Interessant ist, wie man an den Charismen unter ganz verschiedenen „Überschriften“ und Blickwinkeln arbeiten kann: z. B. unter den As­pekten Jüngerschaft, Berufung oder Persönlichkeitsentwicklung. Wel­cher Be­griff, welches Konzept im Vordergrund steht, hängt mit den theologischen und spirituellen Herkunfts­traditionen der Befragten zu­sammen – und offenbar auch, welche Charismen in den Blick kommen; beispielsweise wird von Zungenrede/​Sprachengebet nur von (einzel­nen) charismatisch gepräg­ten Akteuren berichtet. Zudem stehen die beobachteten Charismen häufig in Beziehung zu den (in der Gemein­schaft …) benötigten und gewünschten Fähigkeiten: Musik, Verkün­digung, Homepagegestaltung etc.

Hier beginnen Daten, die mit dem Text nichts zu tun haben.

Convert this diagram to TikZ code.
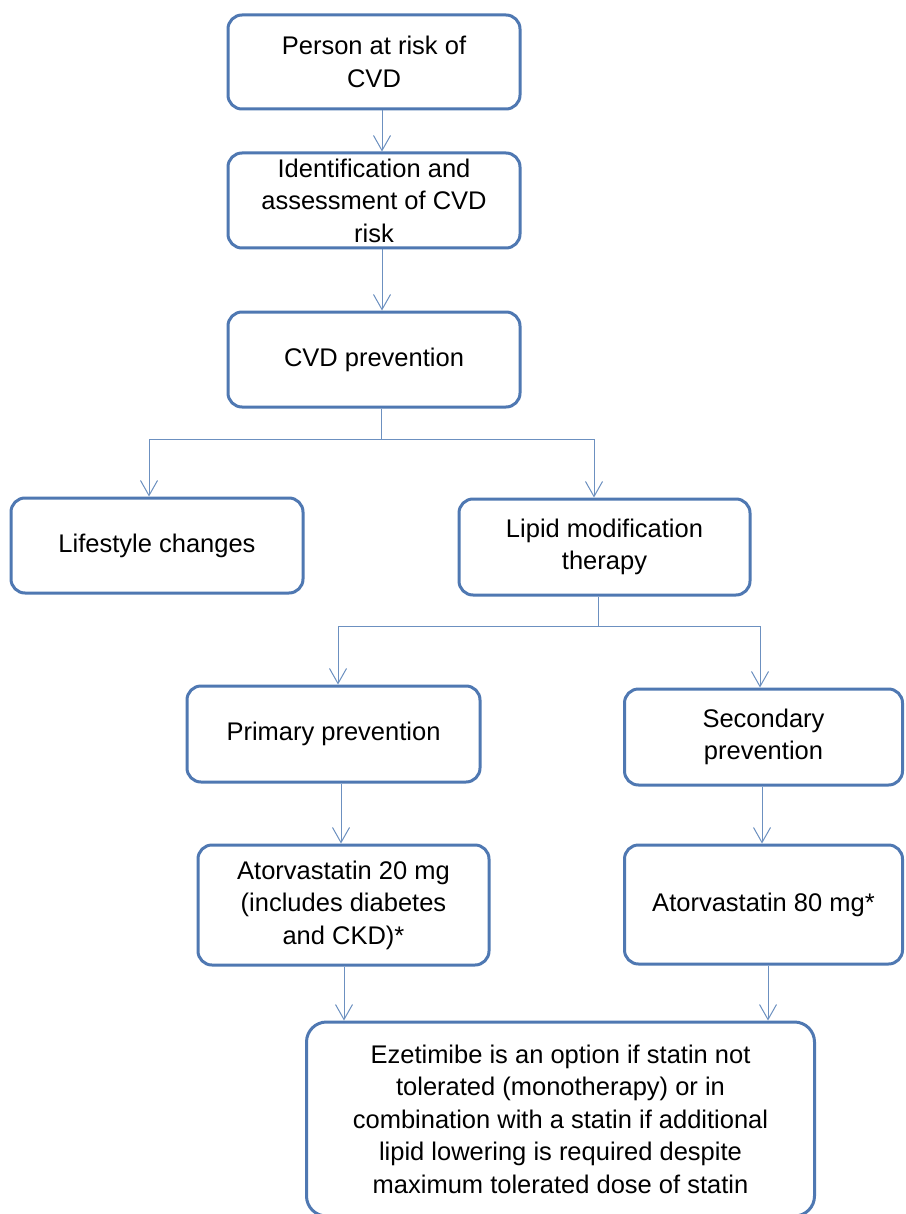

Die Interviews zeigen weiterhin, an welch unterschiedlichen Stellen in der Kirche bereits an den Talenten, Charismen und Berufungen von Menschen gearbeitet wird. Allerdings: Wenngleich die untersuchten Angebote durchaus auch eine Brücke zu Menschen, die in herkömmli­chen Gemeinden eher selten anzutreffen sind, schlagen, so erreichen sie doch hauptsächlich dem Glauben und der Kirche verbundene Personen.

Hier wie an anderen Stellen der Untersuchung zeigen sich Ansatz­punk­te, wo eine Kirche, die zu allen Menschen und auch an die Ränder gehen will, zu weiterem Nachdenken angehalten ist. Insbesondere stellt sich aber die Frage, wie die Pastoral der Bistümer von den Ergebnissen der Befragung lernen und sich anregen lassen kann.

Deshalb geht das Projekt, dessen Planungen bereits 2019 begannen, über die Interviews und deren Auswertung hinaus. In einem nächsten Schritt ist ein Fachgespräch mit pastoralen Planern und Akteuren aus den Bistümern geplant, die bereits am Thema Charismen dran sind; da­bei sollen die Ergebnisse der Befragung mit der Arbeit in den Bistümern in Beziehung gesetzt werden. Weiterhin ist vorgesehen, die Erträge aus dem Gesamtprojekt in eine Publikation münden zu lassen.